## Requirements
Print nothing but the lines from the start of the listing below through the line that contains "const xValues = [2000, 2500, 3000, 3500, 5000, 9000];". Do not include the pictures.

start

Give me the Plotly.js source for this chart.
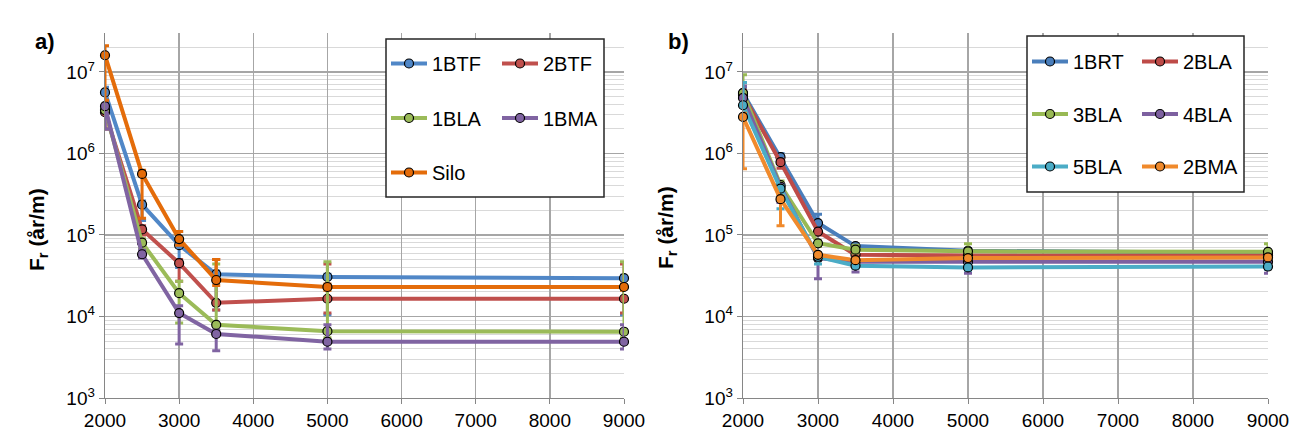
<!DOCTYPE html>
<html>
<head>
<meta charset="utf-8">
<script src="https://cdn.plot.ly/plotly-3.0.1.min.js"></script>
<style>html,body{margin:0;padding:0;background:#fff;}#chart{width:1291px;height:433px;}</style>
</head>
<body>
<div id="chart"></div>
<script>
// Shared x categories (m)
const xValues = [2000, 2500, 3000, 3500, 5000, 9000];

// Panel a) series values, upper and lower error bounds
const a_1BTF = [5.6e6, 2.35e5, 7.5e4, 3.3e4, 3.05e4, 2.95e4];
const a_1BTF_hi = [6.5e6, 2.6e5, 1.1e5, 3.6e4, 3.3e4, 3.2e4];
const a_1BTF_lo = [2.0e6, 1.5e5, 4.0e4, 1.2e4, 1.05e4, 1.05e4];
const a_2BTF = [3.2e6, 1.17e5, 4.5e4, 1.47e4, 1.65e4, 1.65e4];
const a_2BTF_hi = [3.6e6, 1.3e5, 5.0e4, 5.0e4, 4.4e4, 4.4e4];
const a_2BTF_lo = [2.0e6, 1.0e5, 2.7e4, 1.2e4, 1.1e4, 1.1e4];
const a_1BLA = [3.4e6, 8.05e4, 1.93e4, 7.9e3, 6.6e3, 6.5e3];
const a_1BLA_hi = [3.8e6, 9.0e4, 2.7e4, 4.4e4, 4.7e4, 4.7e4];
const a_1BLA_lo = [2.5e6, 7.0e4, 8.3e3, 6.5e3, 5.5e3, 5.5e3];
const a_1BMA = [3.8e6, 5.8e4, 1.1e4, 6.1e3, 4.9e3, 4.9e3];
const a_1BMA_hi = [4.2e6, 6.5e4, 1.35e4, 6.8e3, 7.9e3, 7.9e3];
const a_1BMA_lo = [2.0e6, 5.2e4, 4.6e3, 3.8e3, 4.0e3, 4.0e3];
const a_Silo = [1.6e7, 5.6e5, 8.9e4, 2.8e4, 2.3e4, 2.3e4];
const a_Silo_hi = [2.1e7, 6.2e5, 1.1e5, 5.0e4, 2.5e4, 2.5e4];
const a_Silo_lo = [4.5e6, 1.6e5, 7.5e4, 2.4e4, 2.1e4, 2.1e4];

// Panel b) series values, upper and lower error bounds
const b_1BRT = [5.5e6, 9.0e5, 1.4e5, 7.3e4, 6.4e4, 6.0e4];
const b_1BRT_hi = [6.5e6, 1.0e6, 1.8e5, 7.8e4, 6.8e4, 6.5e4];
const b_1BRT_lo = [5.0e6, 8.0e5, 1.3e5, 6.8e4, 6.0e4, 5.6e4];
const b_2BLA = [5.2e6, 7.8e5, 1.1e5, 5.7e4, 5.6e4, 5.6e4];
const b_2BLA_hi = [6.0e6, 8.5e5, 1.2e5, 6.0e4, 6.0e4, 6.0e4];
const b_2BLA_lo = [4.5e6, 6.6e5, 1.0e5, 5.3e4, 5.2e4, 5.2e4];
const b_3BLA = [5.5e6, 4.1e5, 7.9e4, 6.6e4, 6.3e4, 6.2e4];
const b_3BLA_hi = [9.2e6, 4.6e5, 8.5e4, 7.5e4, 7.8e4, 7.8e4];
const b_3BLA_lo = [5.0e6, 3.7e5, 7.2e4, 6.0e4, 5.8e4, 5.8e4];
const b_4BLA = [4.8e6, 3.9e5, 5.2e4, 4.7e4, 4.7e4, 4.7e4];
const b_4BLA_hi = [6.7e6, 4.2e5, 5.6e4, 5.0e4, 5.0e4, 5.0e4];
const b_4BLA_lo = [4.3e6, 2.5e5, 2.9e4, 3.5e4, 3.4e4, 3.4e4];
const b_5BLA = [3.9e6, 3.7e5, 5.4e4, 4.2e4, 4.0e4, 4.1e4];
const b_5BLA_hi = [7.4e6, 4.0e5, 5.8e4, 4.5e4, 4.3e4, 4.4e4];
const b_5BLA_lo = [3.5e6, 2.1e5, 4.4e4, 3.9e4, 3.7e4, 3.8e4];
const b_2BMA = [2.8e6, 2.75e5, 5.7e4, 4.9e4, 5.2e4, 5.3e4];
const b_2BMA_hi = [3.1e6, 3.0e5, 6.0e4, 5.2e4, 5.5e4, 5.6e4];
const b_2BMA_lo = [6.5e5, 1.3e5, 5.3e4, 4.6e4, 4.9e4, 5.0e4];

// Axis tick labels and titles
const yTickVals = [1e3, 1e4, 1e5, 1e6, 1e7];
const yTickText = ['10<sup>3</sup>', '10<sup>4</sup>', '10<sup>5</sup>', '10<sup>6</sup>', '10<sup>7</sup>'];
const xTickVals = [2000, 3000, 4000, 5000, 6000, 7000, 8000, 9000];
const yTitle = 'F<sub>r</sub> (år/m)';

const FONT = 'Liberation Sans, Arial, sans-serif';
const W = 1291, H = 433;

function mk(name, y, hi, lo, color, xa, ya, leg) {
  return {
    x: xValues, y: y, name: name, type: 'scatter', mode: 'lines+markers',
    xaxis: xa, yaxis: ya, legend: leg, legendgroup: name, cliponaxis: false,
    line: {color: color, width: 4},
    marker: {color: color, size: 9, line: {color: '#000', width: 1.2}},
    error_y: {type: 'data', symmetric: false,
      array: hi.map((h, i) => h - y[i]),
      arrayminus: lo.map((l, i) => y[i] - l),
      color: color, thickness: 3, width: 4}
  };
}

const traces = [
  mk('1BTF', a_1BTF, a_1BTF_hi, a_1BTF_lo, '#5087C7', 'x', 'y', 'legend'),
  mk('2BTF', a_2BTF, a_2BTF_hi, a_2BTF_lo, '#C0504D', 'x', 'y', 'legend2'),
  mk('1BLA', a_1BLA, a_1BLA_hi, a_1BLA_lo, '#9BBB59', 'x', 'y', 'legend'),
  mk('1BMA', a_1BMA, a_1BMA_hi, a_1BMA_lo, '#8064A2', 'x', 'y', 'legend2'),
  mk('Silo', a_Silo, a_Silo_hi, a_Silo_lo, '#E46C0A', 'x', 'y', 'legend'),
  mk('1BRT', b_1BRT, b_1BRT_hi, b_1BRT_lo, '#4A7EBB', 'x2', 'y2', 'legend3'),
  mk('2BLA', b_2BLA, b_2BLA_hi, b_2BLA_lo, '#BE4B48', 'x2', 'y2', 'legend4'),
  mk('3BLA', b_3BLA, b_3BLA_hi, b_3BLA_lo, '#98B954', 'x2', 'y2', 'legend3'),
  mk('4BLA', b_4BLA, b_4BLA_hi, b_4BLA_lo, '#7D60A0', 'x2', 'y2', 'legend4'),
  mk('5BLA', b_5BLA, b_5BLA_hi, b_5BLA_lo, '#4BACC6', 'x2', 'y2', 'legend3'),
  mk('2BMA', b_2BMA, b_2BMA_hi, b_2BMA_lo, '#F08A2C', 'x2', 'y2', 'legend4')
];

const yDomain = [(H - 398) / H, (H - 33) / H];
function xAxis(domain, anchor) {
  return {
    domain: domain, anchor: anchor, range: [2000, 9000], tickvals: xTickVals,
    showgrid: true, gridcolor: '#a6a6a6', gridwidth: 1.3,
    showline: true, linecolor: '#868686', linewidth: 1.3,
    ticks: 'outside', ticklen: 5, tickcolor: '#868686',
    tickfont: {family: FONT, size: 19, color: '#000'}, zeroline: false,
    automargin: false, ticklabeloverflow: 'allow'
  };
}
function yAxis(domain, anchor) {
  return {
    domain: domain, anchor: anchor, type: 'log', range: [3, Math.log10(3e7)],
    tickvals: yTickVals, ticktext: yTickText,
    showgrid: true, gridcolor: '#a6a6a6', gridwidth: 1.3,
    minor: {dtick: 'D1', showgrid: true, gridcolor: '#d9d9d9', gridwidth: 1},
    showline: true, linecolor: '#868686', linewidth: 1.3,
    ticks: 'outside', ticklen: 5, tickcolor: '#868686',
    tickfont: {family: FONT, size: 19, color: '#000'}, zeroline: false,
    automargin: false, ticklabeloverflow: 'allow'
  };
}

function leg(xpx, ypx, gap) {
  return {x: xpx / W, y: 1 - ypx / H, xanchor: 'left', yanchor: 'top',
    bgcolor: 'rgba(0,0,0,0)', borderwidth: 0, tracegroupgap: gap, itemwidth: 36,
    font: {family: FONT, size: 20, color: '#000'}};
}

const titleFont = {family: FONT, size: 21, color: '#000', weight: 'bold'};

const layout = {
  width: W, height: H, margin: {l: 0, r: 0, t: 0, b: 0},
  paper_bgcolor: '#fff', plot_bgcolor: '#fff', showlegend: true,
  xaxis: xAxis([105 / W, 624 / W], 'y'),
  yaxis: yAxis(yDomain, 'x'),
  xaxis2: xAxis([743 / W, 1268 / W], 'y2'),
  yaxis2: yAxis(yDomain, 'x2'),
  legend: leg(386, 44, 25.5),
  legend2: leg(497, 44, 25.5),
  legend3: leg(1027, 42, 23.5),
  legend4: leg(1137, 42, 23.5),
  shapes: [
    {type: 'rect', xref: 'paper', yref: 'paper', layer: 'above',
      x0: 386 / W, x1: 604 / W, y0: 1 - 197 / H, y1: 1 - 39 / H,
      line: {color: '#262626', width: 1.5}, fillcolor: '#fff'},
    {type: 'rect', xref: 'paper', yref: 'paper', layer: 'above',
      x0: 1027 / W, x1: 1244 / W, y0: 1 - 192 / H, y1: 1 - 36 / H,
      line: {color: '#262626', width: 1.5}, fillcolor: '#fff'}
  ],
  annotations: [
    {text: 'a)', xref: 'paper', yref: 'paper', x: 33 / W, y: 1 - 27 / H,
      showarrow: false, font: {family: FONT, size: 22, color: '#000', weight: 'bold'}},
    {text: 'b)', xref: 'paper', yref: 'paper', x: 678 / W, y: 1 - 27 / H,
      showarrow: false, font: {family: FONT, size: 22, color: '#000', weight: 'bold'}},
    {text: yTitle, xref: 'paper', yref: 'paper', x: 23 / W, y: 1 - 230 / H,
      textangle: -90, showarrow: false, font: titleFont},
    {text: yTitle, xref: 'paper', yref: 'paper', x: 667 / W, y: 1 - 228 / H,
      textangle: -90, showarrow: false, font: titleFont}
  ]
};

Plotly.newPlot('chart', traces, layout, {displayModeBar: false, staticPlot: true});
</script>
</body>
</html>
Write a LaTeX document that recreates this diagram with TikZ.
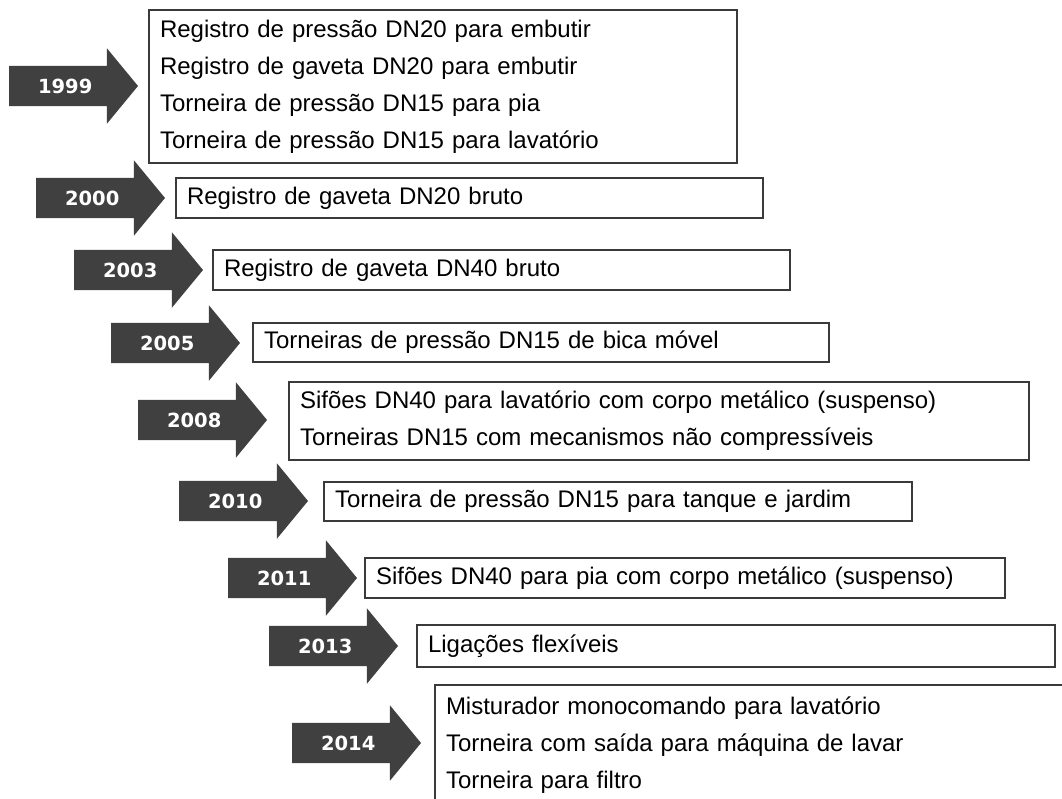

end

## Task solution
Give me the Plotly.js source for this chart.
<!DOCTYPE html>
<html>
<head>
<meta charset="utf-8">
<script src="https://cdn.plot.ly/plotly-3.0.1.min.js"></script>
<style>html,body{margin:0;padding:0;background:#fff;}#chart{width:1291px;height:433px;}</style>
</head>
<body>
<div id="chart"></div>
<script>
// Shared x categories (m)
const xValues = [2000, 2500, 3000, 3500, 5000, 9000];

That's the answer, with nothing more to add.